* [EXTRACTED RECORDS]:
# # #
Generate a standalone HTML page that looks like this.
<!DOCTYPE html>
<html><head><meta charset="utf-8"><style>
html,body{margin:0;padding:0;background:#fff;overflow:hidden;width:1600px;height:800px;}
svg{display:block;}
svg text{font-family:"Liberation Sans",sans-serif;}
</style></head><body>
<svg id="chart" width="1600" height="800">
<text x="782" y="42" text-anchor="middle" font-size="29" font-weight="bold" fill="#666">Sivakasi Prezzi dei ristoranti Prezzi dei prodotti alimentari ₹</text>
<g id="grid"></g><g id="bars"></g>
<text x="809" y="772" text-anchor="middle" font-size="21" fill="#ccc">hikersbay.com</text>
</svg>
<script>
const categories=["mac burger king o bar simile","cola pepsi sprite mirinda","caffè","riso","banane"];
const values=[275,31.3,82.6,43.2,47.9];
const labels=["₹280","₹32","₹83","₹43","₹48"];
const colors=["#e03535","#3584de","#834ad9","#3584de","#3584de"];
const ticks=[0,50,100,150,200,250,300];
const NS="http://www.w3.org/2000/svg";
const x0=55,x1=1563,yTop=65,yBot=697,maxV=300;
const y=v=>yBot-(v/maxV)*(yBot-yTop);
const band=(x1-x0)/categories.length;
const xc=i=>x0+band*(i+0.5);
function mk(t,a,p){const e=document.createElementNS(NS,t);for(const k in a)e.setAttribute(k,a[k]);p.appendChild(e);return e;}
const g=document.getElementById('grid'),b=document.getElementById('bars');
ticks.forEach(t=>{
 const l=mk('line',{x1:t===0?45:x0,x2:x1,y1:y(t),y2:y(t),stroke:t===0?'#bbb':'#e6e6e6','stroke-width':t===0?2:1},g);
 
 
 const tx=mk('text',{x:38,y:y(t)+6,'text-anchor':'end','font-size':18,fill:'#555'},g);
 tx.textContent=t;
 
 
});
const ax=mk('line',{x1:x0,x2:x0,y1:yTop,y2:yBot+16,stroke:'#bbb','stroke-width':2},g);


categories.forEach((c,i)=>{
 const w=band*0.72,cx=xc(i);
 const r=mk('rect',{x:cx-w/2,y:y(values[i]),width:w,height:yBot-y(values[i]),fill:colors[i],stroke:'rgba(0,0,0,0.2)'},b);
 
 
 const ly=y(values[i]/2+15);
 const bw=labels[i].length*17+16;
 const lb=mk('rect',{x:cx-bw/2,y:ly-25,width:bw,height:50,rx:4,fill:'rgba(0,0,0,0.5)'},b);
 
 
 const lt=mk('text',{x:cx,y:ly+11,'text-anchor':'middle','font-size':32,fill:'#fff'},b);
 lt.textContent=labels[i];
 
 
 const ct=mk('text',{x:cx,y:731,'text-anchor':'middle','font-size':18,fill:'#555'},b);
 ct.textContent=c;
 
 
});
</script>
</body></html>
# # #
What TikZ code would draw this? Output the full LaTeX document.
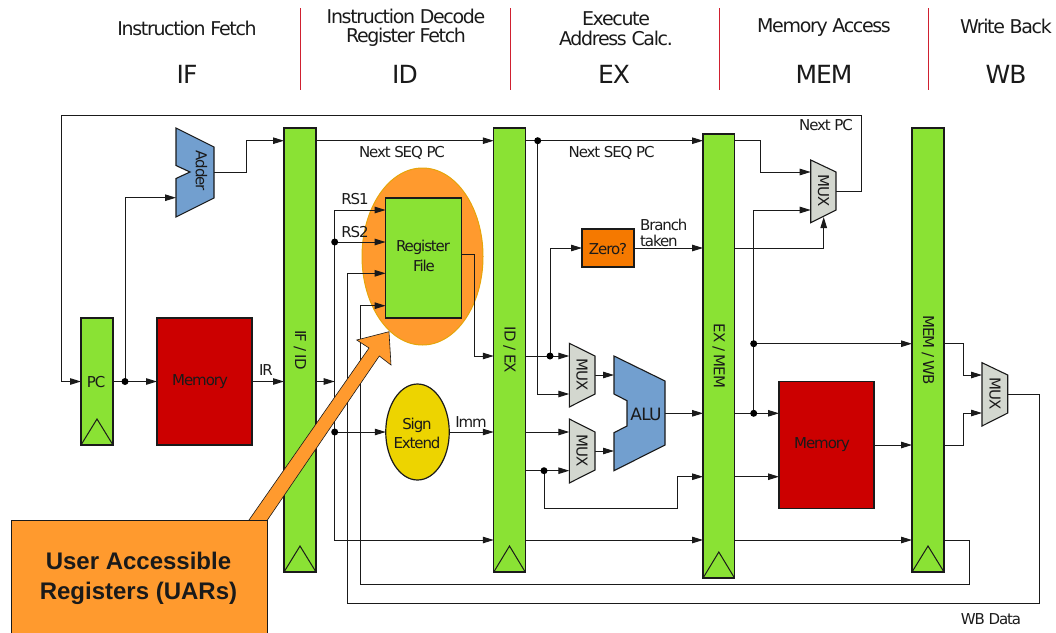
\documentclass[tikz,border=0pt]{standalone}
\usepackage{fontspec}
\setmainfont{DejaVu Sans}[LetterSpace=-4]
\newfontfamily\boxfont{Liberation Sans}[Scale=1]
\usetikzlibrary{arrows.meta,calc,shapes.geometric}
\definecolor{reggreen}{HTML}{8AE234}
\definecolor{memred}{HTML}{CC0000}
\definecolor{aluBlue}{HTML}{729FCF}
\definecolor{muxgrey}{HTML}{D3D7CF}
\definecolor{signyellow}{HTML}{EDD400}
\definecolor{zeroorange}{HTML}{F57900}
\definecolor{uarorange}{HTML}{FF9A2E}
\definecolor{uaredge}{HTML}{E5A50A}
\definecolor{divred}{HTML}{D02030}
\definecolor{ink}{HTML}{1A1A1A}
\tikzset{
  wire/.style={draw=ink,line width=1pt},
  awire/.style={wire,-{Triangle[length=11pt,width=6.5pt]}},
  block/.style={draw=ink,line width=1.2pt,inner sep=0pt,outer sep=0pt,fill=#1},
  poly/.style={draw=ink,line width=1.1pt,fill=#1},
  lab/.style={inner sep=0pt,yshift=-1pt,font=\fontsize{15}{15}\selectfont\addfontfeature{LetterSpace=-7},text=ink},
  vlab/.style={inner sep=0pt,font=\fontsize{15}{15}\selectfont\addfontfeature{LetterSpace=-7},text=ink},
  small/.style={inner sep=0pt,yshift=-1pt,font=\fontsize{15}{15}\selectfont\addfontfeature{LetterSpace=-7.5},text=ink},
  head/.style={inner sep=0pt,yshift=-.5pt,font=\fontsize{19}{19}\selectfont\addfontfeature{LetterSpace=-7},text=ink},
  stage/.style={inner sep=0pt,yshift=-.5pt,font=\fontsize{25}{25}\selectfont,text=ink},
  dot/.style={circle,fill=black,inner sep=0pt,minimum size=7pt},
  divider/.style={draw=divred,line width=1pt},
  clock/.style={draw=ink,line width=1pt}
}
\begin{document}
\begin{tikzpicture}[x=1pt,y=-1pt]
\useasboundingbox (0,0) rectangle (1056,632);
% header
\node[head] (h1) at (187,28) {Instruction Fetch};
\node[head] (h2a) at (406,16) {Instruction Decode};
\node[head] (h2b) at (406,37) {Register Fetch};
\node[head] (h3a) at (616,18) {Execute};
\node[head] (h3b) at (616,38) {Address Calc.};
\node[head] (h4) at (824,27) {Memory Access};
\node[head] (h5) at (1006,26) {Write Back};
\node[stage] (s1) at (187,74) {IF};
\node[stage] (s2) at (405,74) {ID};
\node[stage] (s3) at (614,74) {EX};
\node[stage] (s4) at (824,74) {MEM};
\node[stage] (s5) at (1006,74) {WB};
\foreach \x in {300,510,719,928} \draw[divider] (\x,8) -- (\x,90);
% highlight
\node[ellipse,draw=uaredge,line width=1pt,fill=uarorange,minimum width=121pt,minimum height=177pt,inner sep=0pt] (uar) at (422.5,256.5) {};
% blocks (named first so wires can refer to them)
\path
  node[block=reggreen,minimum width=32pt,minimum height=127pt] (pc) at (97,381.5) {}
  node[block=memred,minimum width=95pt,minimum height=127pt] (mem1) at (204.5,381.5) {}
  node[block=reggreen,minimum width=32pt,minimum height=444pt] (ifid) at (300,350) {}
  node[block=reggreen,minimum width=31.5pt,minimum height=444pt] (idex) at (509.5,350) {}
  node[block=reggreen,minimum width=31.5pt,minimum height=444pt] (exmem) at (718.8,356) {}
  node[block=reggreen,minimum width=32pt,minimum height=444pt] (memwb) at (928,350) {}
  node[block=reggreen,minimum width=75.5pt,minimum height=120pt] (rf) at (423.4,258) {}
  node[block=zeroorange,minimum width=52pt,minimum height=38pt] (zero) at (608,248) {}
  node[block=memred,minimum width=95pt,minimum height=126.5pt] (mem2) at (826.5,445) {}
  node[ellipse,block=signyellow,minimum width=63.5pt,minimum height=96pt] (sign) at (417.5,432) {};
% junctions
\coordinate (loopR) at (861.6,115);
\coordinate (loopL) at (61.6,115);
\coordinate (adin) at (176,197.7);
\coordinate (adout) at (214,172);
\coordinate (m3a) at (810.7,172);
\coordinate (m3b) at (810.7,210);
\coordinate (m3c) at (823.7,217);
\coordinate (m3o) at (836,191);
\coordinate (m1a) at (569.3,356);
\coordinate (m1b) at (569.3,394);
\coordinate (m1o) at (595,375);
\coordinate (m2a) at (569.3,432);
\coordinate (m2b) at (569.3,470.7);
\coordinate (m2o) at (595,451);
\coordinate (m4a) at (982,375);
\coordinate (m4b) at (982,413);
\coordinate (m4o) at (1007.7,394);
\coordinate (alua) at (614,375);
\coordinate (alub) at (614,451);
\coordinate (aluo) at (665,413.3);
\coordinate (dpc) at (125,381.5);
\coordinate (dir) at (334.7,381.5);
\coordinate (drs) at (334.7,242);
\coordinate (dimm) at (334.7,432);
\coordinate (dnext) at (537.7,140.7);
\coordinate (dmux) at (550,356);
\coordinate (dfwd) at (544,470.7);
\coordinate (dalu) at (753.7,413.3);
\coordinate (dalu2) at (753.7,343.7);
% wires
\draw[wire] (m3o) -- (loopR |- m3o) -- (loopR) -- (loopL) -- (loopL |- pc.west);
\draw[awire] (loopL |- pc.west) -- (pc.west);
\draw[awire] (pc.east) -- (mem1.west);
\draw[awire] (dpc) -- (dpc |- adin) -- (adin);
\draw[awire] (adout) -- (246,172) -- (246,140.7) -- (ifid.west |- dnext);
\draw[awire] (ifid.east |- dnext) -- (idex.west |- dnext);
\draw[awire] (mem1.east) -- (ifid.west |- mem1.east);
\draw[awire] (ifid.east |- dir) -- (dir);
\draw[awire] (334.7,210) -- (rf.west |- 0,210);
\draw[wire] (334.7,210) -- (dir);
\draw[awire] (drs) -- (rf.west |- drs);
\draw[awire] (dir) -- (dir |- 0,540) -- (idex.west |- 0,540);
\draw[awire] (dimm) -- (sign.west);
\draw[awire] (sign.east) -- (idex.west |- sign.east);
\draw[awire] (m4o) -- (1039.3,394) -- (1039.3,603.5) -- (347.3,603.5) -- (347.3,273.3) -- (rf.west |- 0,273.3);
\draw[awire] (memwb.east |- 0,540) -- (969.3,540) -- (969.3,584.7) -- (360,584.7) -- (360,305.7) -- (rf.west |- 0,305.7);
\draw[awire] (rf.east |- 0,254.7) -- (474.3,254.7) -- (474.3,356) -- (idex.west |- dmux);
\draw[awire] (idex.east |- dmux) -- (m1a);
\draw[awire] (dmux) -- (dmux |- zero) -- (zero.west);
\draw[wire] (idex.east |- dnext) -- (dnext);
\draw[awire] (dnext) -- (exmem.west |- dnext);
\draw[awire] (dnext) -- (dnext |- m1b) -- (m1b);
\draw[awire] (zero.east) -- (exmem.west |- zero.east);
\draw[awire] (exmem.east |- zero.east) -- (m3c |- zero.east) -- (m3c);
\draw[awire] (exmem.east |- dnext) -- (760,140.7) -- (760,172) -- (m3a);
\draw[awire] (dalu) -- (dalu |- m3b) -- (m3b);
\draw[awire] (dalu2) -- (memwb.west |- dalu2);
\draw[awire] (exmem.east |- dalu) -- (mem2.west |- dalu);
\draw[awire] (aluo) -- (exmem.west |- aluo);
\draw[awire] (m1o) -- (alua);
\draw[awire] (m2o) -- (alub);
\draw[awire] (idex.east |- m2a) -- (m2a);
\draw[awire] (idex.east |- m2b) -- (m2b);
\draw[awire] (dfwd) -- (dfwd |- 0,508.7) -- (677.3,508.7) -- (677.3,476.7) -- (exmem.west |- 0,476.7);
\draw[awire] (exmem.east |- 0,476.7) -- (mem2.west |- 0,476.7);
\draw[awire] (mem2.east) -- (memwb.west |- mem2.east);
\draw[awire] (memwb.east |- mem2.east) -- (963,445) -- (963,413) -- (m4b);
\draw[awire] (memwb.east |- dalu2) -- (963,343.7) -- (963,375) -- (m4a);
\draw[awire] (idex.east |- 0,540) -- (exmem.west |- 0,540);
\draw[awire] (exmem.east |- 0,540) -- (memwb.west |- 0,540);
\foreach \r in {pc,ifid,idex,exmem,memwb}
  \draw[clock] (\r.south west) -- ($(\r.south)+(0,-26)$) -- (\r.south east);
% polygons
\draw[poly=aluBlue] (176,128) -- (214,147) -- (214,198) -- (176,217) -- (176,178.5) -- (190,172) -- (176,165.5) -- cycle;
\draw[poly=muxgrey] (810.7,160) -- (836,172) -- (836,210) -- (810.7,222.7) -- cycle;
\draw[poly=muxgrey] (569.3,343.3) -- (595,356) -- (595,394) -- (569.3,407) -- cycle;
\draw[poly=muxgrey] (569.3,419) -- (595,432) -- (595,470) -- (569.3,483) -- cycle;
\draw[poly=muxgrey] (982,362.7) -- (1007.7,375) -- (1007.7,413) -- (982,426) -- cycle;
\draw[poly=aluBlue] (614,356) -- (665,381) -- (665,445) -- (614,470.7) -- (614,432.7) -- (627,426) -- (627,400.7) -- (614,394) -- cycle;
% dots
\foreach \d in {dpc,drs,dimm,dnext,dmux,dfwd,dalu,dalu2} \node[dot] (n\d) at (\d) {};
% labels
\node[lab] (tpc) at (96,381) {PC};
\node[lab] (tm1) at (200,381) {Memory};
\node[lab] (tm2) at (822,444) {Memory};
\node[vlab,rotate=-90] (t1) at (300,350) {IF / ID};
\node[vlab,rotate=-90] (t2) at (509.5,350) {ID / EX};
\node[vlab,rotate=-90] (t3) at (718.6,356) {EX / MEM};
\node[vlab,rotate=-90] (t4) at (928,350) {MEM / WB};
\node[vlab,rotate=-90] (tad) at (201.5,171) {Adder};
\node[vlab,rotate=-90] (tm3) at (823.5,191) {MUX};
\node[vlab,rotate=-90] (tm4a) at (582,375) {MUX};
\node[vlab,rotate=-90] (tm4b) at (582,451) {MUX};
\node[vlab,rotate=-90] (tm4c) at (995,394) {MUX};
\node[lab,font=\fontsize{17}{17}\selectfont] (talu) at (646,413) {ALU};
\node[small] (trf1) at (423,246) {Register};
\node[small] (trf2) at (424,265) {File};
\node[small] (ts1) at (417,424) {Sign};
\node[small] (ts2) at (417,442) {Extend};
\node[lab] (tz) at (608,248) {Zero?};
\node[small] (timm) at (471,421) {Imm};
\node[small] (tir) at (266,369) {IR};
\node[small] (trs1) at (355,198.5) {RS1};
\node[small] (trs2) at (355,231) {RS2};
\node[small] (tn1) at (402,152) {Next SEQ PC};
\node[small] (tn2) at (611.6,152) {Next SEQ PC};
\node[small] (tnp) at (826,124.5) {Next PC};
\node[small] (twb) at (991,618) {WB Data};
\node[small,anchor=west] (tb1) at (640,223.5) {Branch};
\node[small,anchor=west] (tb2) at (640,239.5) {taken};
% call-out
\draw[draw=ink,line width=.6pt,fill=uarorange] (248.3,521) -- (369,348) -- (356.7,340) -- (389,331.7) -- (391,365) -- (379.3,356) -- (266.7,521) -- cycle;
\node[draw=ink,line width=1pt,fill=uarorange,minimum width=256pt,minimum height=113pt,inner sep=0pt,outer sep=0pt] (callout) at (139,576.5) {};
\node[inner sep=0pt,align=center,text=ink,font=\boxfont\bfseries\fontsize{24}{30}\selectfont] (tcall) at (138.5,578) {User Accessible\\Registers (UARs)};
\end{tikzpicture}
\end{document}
# # #
Look through the data above. Find each line with the string "standalone" and copy it.

* [SOLUTION FOR THIS TASK]:
Generate a standalone HTML page that looks like this.
\documentclass[tikz,border=0pt]{standalone}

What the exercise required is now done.